Folks, I can’t help it. Public transit is my life at the moment. Not possessing a car (partially for economic reasons, but more accurately for lifestyle choices), I am one of those souls who patronizes the AATA multiple times daily in order to get to work and pay my rent. It changes things. Homeless guys I meet at cafes tell me they see me around all the time. (Oh, that’s cool. I’m glad my poofy blue coat has become a standard Ann Arbor sight). I’ve started to be more—punctual. I was always pretty timely, but it’s gotten out of hand recently. I notice minutes. Because if the bus stops on Plymouth at 7:18 and I dash over at 7:19, it’s done. Half-hour late for work, at least. This leads to awkward interactions with the students with whom I live, who operate on more flexible schedules. At the breakfast I cut people off in the middle of conversations about the meaning of existence. (Excuse me—I don’t know why I exist, but I have to leave right now). I’ve learned that the hour between 2 and 3 is not to be scheduled for anything. It is specifically earmarked as transit time.

But what’s the worry? Plenty of folks take hour-long hikes to work every day over endless suburban freeway. It’s kind of the norm. That's fine, because we spend time to gain things that are valuable to us. For some, it’s a large and fancy house on an isolated lake. For me, it’s living in a cooperative community and commuting in an efficient, respectful manner.

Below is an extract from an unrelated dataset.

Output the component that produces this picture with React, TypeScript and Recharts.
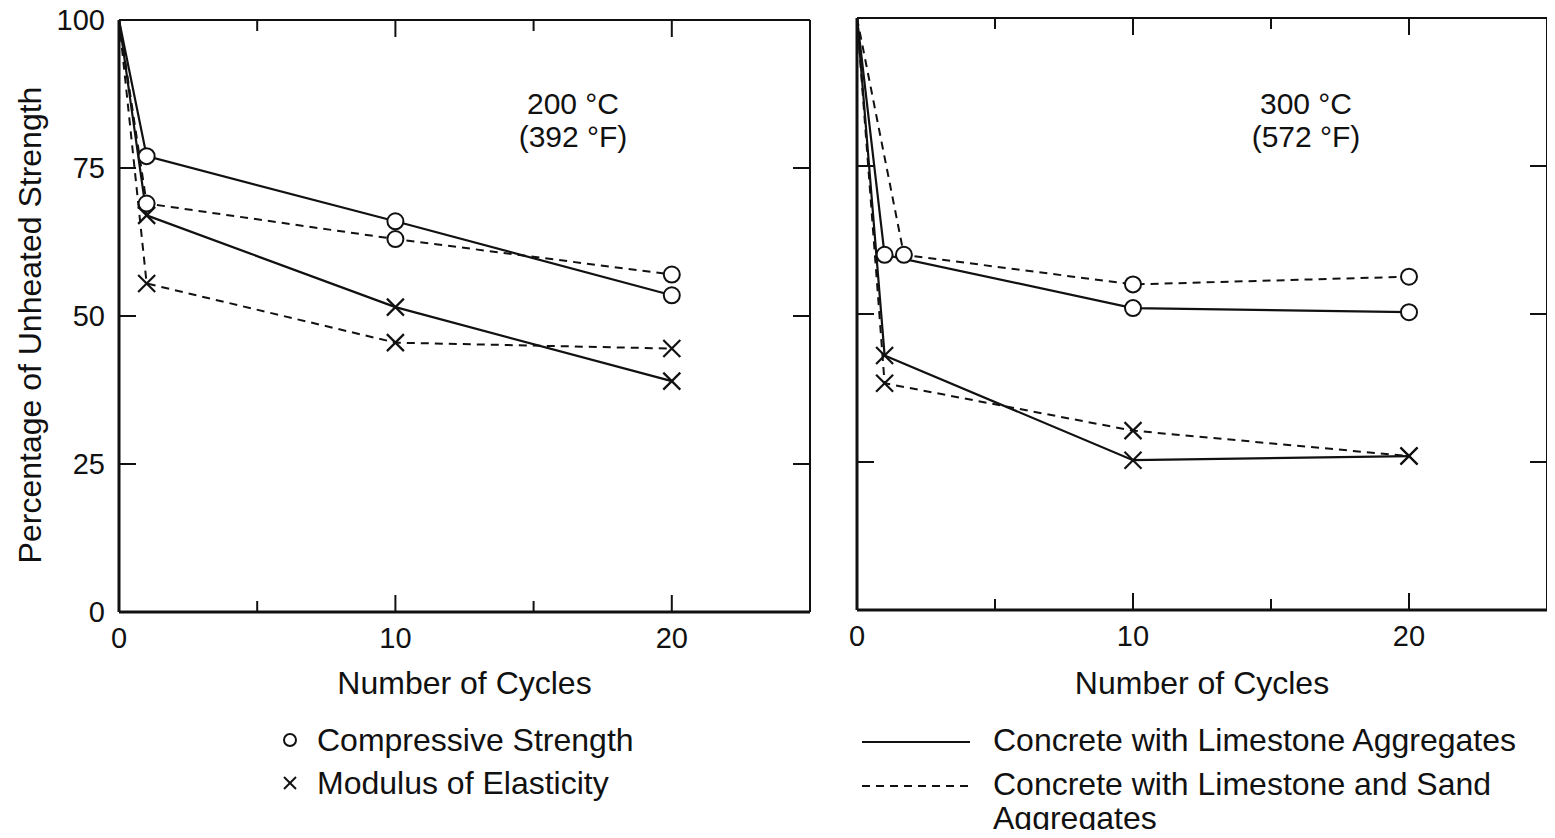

People, in this country particularly, tend to believe that unlimited choice is the highest value, one to which we should quickly sacrifice everything else. Certainly choice is an important part of our culture. But I've found that the limits public transit places on me add to my life in ways I wouldn't want to give up. They make me part of a rhythm, the dance of the daily urban world, and in doing so connect me to hundreds of others who are moving to the same beat. Not to say that the AATA buses are as chatty coffee shops. As in any public space, people tend to keep to themselves and mind their own affairs. But there are the moments—sometimes, the only moments of a hard workday that jolt me back to humanity. Asking the nine-year-old girl why she’s crying (her brother pinched her). Talking to the man in front of me about the key chain he’s weaving out of colorful string. Greeting the same bus drivers every day and knowing that if I’m out sick, they and all the regulars will wonder, where’s the perky redhead in the blue coat? For me, this is what it means to live in a city.